Refreshing your browser page does not count as one.
That’s an old-time word for ‘noob’, youngster.
The task I’ve been working on for the last two weeks got an official “green build” today. I had some last changes I wanted to test, so I kicked that off when I went home.
When I walk in tomorrow, I should know whether or not I can merge.
Those changes are actually present earlier in the
git history, but I reverted
them to ease testing when I thought they might have been part of the culprit.
Now that I know things work, I can put them back in. They constitute
backgrounding two build steps so that they run in parallel rather than
series–I’m hoping to get a speed increase out of this.
One point mentioned was that these kinds of tests condition developers to assume “green is good,” meaning my code is perfect and didn’t break anything.
Well, firstly, these aren’t unit tests, they’re actually integration and regression tests, but we’ll ignore that. I did get a little ego boost when I saw that green light–and now it’s worrying. Did I really do everything right?
Fortunately, most of my changes were (small) shell-script refactorings. They had to preserve all side-effects (much like compiler optimizations), so as long as the end result is the same things should be fine. In fact, I hardly changed the “real” code; I mostly split off functions and used data structures and bash-isms where appropriate to write code with clearer intent.

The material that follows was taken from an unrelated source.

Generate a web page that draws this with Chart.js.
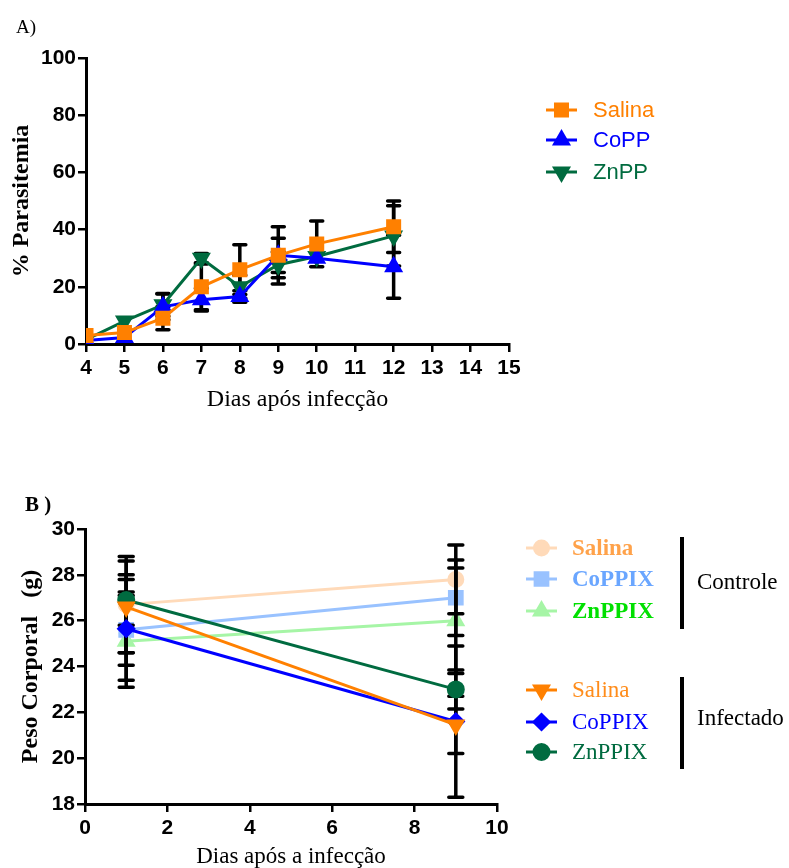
<!DOCTYPE html>
<html>
<head>
<meta charset="utf-8">
<script src="https://cdn.jsdelivr.net/npm/chart.js@4.4.1/dist/chart.umd.min.js"></script>
<style>
  html, body { margin: 0; padding: 0; background: #fff; overflow: hidden; }
  #wrapA { position: absolute; left: 0; top: 0; width: 789px; height: 440px; }
  #wrapB { position: absolute; left: 0; top: 440px; width: 789px; height: 428px; }
</style>
</head>
<body>
<div id="wrapA"><canvas id="chartA"></canvas></div>
<div id="wrapB"><canvas id="chartB"></canvas></div>
<script>
// --- Painel A : parasitemia ---
const diasA = [4, 5, 6, 7, 8, 9, 10, 12];
const salinaA = [3, 4, 9, 20, 26, 31, 35, 41];
const salinaErrA = [0, 0, 4, 8, 8.7, 10, 8, 9];
const coppA = [1.2, 2.3, 13, 15.5, 16.6, 31, 30, 27];
const coppErrA = [0, 0, 4.5, 4, 2, 6, 0, 11];
const znppA = [1.5, 8, 13.7, 30, 20, 27.7, 30.6, 37.8];
const znppErrA = [0, 0, 4, 1.6, 4, 4.5, 0, 10.5];
const ticksXA = [4, 15];
const ticksYA = [0, 100];

// --- Painel B : peso corporal ---
const diasB = [1, 9];
const ctrlSalinaB = [26.7, 27.8];
const ctrlSalinaErrB = [2.1, 1.5];
const ctrlCoppixB = [25.6, 27.0];
const ctrlCoppixErrB = [2.2, 1.65];
const ctrlZnppixB = [25.1, 26.0];
const ctrlZnppixErrB = [2.0, 2.3];
const infSalinaB = [26.6, 21.45];
const infSalinaErrB = [2.0, 1.25];
const infCoppixB = [25.65, 21.6];
const infCoppixErrB = [1.6, 3.3];
const infZnppixB = [26.9, 23.0];
const infZnppixErrB = [1.1, 0.85];
const ticksXB = [0, 10];
const ticksYB = [18, 30];

const SANS = "'Liberation Sans', Arial, sans-serif";
const SERIF = "'Liberation Serif', 'Times New Roman', serif";

function pts(xs, ys) {
  return xs.map((x, i) => ({ x: x, y: ys[i] }));
}

// barras de erro, desenhadas com as escalas do gráfico
function drawErrors(chart) {
  const ctx = chart.ctx;
  const xS = chart.scales.x, yS = chart.scales.y;
  const capW = chart.options.plugins.errorBars.cap;
  ctx.save();
  ctx.strokeStyle = '#000';
  ctx.lineWidth = 3.5;
  ctx.lineCap = 'round';
  chart.data.datasets.forEach(ds => {
    if (!ds.errors) return;
    ds.data.forEach((p, i) => {
      const e = ds.errors[i];
      if (!e) return;
      const x = xS.getPixelForValue(p.x);
      const yT = yS.getPixelForValue(p.y + e);
      const yB = yS.getPixelForValue(Math.max(p.y - e, yS.min));
      ctx.beginPath();
      ctx.moveTo(x, yT); ctx.lineTo(x, yB);
      ctx.moveTo(x - capW, yT); ctx.lineTo(x + capW, yT);
      ctx.moveTo(x - capW, yB); ctx.lineTo(x + capW, yB);
      ctx.stroke();
    });
  });
  ctx.restore();
}

const errorBars = {
  id: 'errorBars',
  beforeDatasetsDraw(chart, args, opts) {
    if (opts.afterIndex === undefined) drawErrors(chart);
  },
  afterDatasetDraw(chart, args, opts) {
    if (opts.afterIndex === args.index) drawErrors(chart);
  }
};

// legenda lateral + textos extras
const sideLegend = {
  id: 'sideLegend',
  afterDraw(chart, args, opts) {
    const ctx = chart.ctx;
    ctx.save();
    opts.items.forEach(it => {
      const ds = chart.data.datasets[it.index];
      ctx.strokeStyle = ds.borderColor;
      ctx.lineWidth = 3;
      ctx.beginPath();
      ctx.moveTo(opts.x0, it.y); ctx.lineTo(opts.x1, it.y);
      ctx.stroke();
      ctx.fillStyle = ds.pointBackgroundColor;
      ctx.strokeStyle = ds.pointBackgroundColor;
      Chart.helpers.drawPoint(ctx, {
        pointStyle: ds.pointStyle,
        rotation: ds.pointRotation || 0,
        radius: ds.pointRadius,
        borderWidth: 1
      }, (opts.x0 + opts.x1) / 2, it.y);
      ctx.fillStyle = ds.legendColor || ds.borderColor;
      ctx.font = it.font || opts.font;
      ctx.textBaseline = 'middle';
      ctx.textAlign = 'left';
      ctx.fillText(ds.label, opts.tx, it.y + 1);
    });
    (opts.texts || []).forEach(t => {
      ctx.fillStyle = '#000';
      ctx.font = t.font;
      ctx.textBaseline = 'alphabetic';
      ctx.fillText(t.text, t.x, t.y);
    });
    (opts.bars || []).forEach(b => {
      ctx.strokeStyle = '#000';
      ctx.lineWidth = 4;
      ctx.beginPath();
      ctx.moveTo(b.x, b.y0); ctx.lineTo(b.x, b.y1);
      ctx.stroke();
    });
    ctx.restore();
  }
};

function axisX(min, max, step, width, title, titleFont, titlePad) {
  return {
    type: 'linear', min: min, max: max,
    afterFit: s => { s.height = width; },
    ticks: { stepSize: step, color: '#000', padding: 4, font: { family: SANS, size: 21, weight: 'bold' } },
    grid: { drawOnChartArea: false, drawTicks: true, tickLength: 8, color: '#000', lineWidth: 2.5 },
    border: { color: '#000', width: 3 },
    title: { display: true, text: title, color: '#000', font: titleFont, padding: titlePad }
  };
}
function axisY(min, max, step, width, title, titleFont, titlePad) {
  return {
    type: 'linear', min: min, max: max,
    afterFit: s => { s.width = width; },
    ticks: { stepSize: step, color: '#000', padding: 2, font: { family: SANS, size: 21, weight: 'bold' } },
    grid: { drawOnChartArea: false, drawTicks: true, tickLength: 8, color: '#000', lineWidth: 2.5 },
    border: { color: '#000', width: 3 },
    title: { display: true, text: title, color: '#000', font: titleFont, padding: titlePad }
  };
}

function serie(label, xs, ys, errs, color, style, radius, extra) {
  return Object.assign({
    label: label,
    data: pts(xs, ys),
    errors: errs,
    borderColor: color,
    backgroundColor: color,
    pointBackgroundColor: color,
    pointBorderColor: color,
    pointStyle: style,
    pointRadius: radius,
    pointHoverRadius: radius,
    borderWidth: 3,
    tension: 0
  }, extra || {});
}

new Chart(document.getElementById('chartA'), {
  type: 'line',
  data: {
    datasets: [
      serie('Salina', diasA, salinaA, salinaErrA, '#FF8000', 'rect', 8.5),
      serie('CoPP', diasA, coppA, coppErrA, '#0000FF', 'triangle', 8),
      serie('ZnPP', diasA, znppA, znppErrA, '#006B3F', 'triangle', 8, { pointRotation: 180 })
    ]
  },
  options: {
    responsive: true,
    maintainAspectRatio: false,
    animation: false,
    layout: { padding: { top: 58, right: 280, left: 0, bottom: 0 } },
    scales: {
      x: axisX(ticksXA[0], ticksXA[1], 1, 96, 'Dias após infecção', { family: SERIF, size: 24 }, { bottom: 26 }),
      y: axisY(ticksYA[0], ticksYA[1], 20, 86, '% Parasitemia', { family: SERIF, size: 24, weight: 'bold' }, { top: 7 })
    },
    plugins: {
      legend: { display: false },
      tooltip: { enabled: false },
      errorBars: { cap: 6 },
      sideLegend: {
        x0: 546, x1: 577, tx: 593,
        font: '22px ' + SANS,
        items: [{ index: 0, y: 110 }, { index: 1, y: 140 }, { index: 2, y: 172 }],
        texts: [{ text: 'A)', x: 16, y: 33, font: '19px ' + SERIF }]
      }
    }
  },
  plugins: [errorBars, sideLegend]
});

const BOLD = 'bold 23px ' + SERIF;
const REG = '23px ' + SERIF;

new Chart(document.getElementById('chartB'), {
  type: 'line',
  data: {
    datasets: [
      serie('Salina', diasB, ctrlSalinaB, ctrlSalinaErrB, '#FFDAB9', 'circle', 7, { order: 2, legendColor: '#FFA24A' }),
      serie('CoPPIX', diasB, ctrlCoppixB, ctrlCoppixErrB, '#99C2FF', 'rect', 9, { order: 2, legendColor: '#6AA6FF' }),
      serie('ZnPPIX', diasB, ctrlZnppixB, ctrlZnppixErrB, '#A6F5A6', 'triangle', 8, { order: 2, legendColor: '#00E000' }),
      serie('Salina', diasB, infSalinaB, infSalinaErrB, '#FF8000', 'triangle', 8, { order: 1, pointRotation: 180, legendColor: '#FF8C1A' }),
      serie('CoPPIX', diasB, infCoppixB, infCoppixErrB, '#0000FF', 'rectRot', 7.5, { order: 1 }),
      serie('ZnPPIX', diasB, infZnppixB, infZnppixErrB, '#006B40', 'circle', 7.5, { order: 1 })
    ]
  },
  options: {
    responsive: true,
    maintainAspectRatio: false,
    animation: false,
    layout: { padding: { top: 89, right: 292, left: 0, bottom: 0 } },
    scales: {
      x: axisX(ticksXB[0], ticksXB[1], 2, 64, 'Dias após a infecção', { family: SERIF, size: 23, lineHeight: 1 }, { bottom: 0 }),
      y: axisY(ticksYB[0], ticksYB[1], 2, 85, 'Peso Corporal   (g)', { family: SERIF, size: 24, weight: 'bold' }, { top: 16 })
    },
    plugins: {
      legend: { display: false },
      tooltip: { enabled: false },
      errorBars: { cap: 7, afterIndex: 0 },
      sideLegend: {
        x0: 526, x1: 557, tx: 572,
        font: REG,
        items: [
          { index: 0, y: 108, font: BOLD },
          { index: 1, y: 139, font: BOLD },
          { index: 2, y: 171, font: BOLD },
          { index: 3, y: 250 },
          { index: 4, y: 282 },
          { index: 5, y: 312 }
        ],
        texts: [
          { text: 'B )', x: 25, y: 71, font: 'bold 21px ' + SERIF },
          { text: 'Controle', x: 697, y: 149, font: '23px ' + SERIF },
          { text: 'Infectado', x: 697, y: 285, font: '23px ' + SERIF }
        ],
        bars: [{ x: 682, y0: 97, y1: 189 }, { x: 682, y0: 237, y1: 329 }]
      }
    }
  },
  plugins: [errorBars, sideLegend]
});
</script>
</body>
</html>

I also have this habit when I’m working on shell code of writing little
throwaway scripts (usually named
some.sh) that I can run harmlessly. I’ve used
this technique with fake
Makefiles before as well. Effectively, it lets me
test code structures or external tooling to make sure the results are what I
expect, or fix it if they’re not.
So, I’m fairly confident about the correctness–“fairly” as in “justly.”
I also spent a chunk of time playing with python and json. I learned some quirks about both of their syntaxes today. They will be of great benefit as I continue to design and implement my change-and-make-based artifact-caching system (code name: cake).
I still have to investigate how
__future__ imports affect code in a module,
and code in modules importing that module.
Lastly, it is always important to acknowledge that the life of a software developer, engineer, or writer (after your preference) is highly tied to reading documentation and self-educating.
Today, this meant more posts about git internals, python, and vim. If my tools aren’t sharp, then I can’t cut anything with them.
But if I’m not sharp, how do I know what to cut?